The Importance of Taking Responsibility
The Bible shows many examples of people refusing to take responsibility for their actions. Must Christians take responsibility for their actions?
Taking responsibility is the willingness to give an account for your actions—to willingly bear the burden of what you have, or have not, done. It is being willing to answer for your conduct and obligations.
However, human nature can lead us to refuse to take responsibility for our actions. In fact, when we’re confronted with our mistakes, we’ll often play the blame game and attempt to deflect our responsibility onto someone else.
Examples of refusing to take responsibility
Here are three examples of individuals who deflected responsibility for their errors onto others:
When ancient Israel left Egypt, God led the people to Mount Sinai, where they would receive His laws. Moses went up the mountain to receive the commandments from God Himself. Because Moses was away for so long, the people got weary.
They asked Aaron to make “gods that shall go before us.” Unfortunately, Aaron obliged and made a golden calf for them to worship. He even declared a “feast to the LORD” in honor of the idol (Exodus 32:1-6).
When Moses finally came down and confronted his brother, Aaron refused to take responsibility. Instead, he blamed the people: “You know the people, that they are set on evil” (verse 22). Aaron downplayed his own involvement in the situation, saying, “I cast [the gold] into the fire, and this calf came out” (verse 24).
Though Saul had the appearance of a king, he lacked the character to reign righteously. For example, before going into battle with the Philistines, Saul was instructed to wait for Samuel to come and offer sacrifices to God (1 Samuel 10:8).
But instead of waiting for the prophet, Saul got impatient and hastily performed the sacrifices himself.

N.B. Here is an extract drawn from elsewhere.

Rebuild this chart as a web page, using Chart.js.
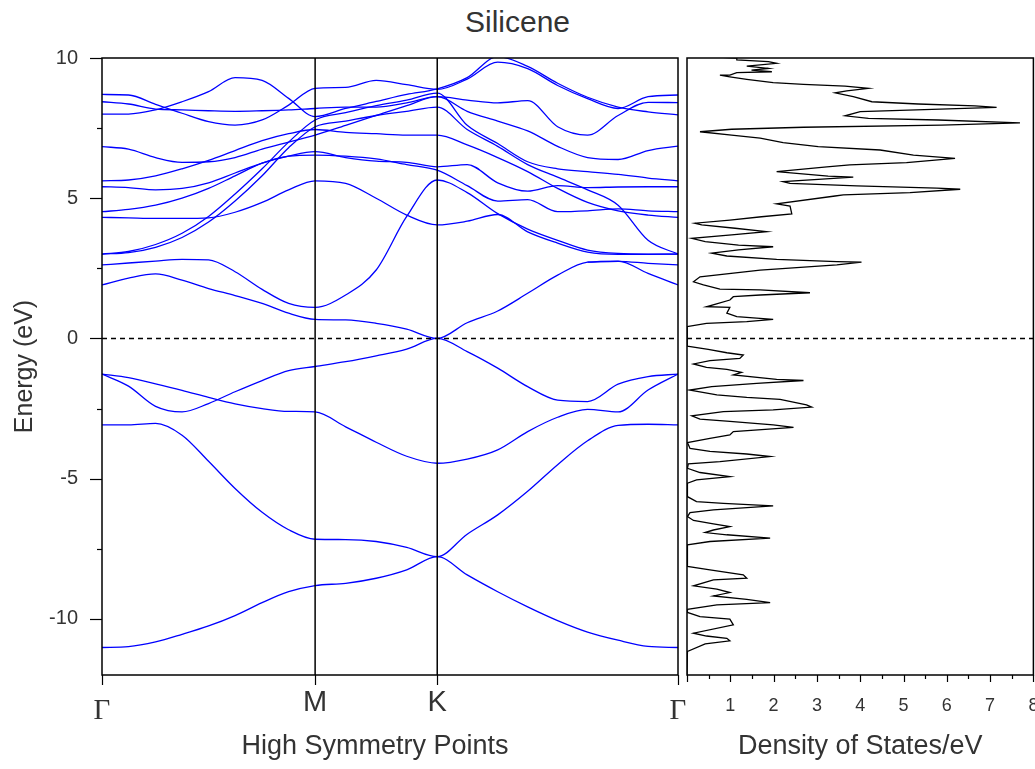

When confronted by Samuel, Saul offered a litany of excuses for why he did it his way instead of God’s way (1 Samuel 13:8-11).
A similar thing happened when Saul was instructed to completely destroy the Amalekites, yet refused to do it (1 Samuel 15:3, 8-9). Saul again blamed the people instead of taking responsibility for his failure (verse 15).

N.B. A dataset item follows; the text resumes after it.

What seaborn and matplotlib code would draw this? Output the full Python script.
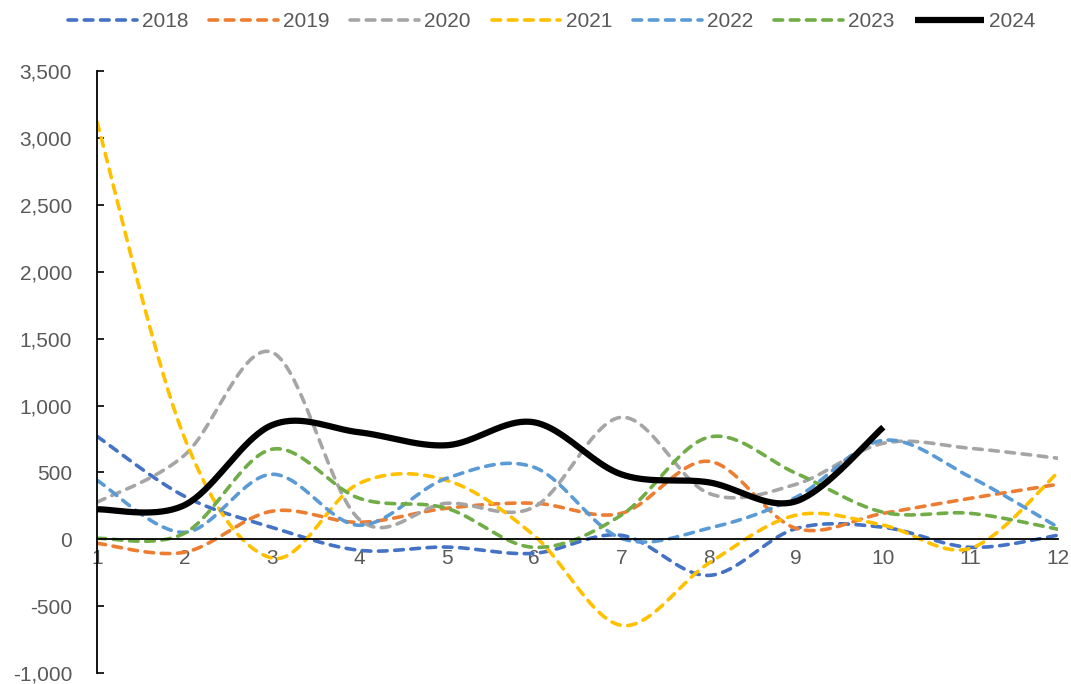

Pontius Pilate was the Roman governor of Judaea during Jesus’ arrest and trial. At the trial, Pilate desired to release Jesus because he knew Jesus was innocent. However, he relented to the demands of the mob to crucify Jesus. To deny any responsibility for executing an innocent Man, he washed his hands of guilt and placed the responsibility on the people (Matthew 27:22-25; Acts 3:13).
People often see God as being harsh, distant and disconnected from their lives. When things don’t go their way, it’s common for people to blame God.

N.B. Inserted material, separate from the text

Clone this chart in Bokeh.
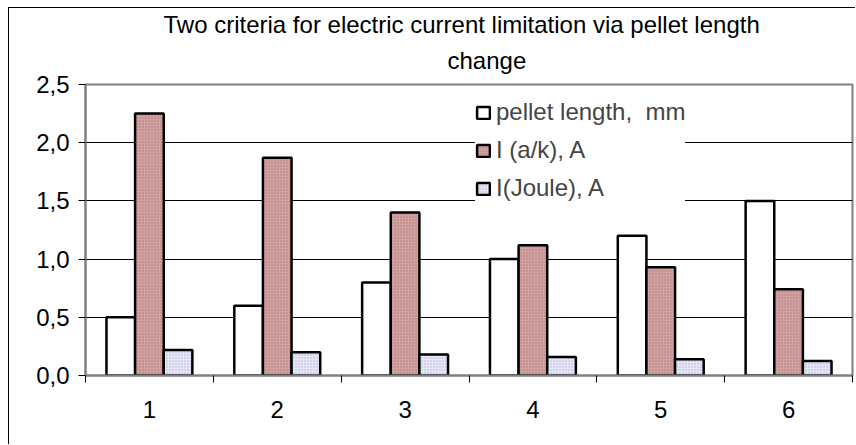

When we fall short, we are to take responsibility, repent and make changes.Consider the following examples from the Bible:
- After being confronted for eating the forbidden fruit, Adam found a way to blame God for his sin: “The woman whom You gave to be with me, she gave me of the tree, and I ate” (Genesis 3:12).
- After killing his brother, Cain complained that God’s punishment was too harsh (Genesis 4:13).
- When they went into captivity for their sins, the ancient Israelites complained that God was unfair and that their punishment was unjustified (Ezekiel 18:25).
- Job’s wife blamed God for the calamity that fell on them and even tried to convince her husband to curse God (Job 2:9).
For more insight on this, read “Who Is to Blame?”
Christians must take responsibility
God expects Christians to be responsible and self-governing. God has given us His laws, which set boundaries on how we are to conduct ourselves. When we fall short, we are to take responsibility, repent and make changes.
A major part of the repentance process is confessing our sins to God, which essentially means we are taking responsibility for our sins before the God of the universe. To learn more about the importance of confessing our sins, read “What Does It Mean to Confess Your Sins?”
God expects us to take responsibility for our actions—instead of refusing to take responsibility and blaming God (or others) for our mistakes—and He aids those who do (Proverbs 28:13). Every human being will have to give an account for his or her life and actions (Galatians 6:4-5; Hebrews 4:13).
A responsible person is one who is accountable, can be counted on, is trustworthy, upholds his or her word, and is reliable. Responsible people will even make sacrifices for the good of others.
A responsible person is what a spouse looks for, what a family needs, and what makes a strong society and nation.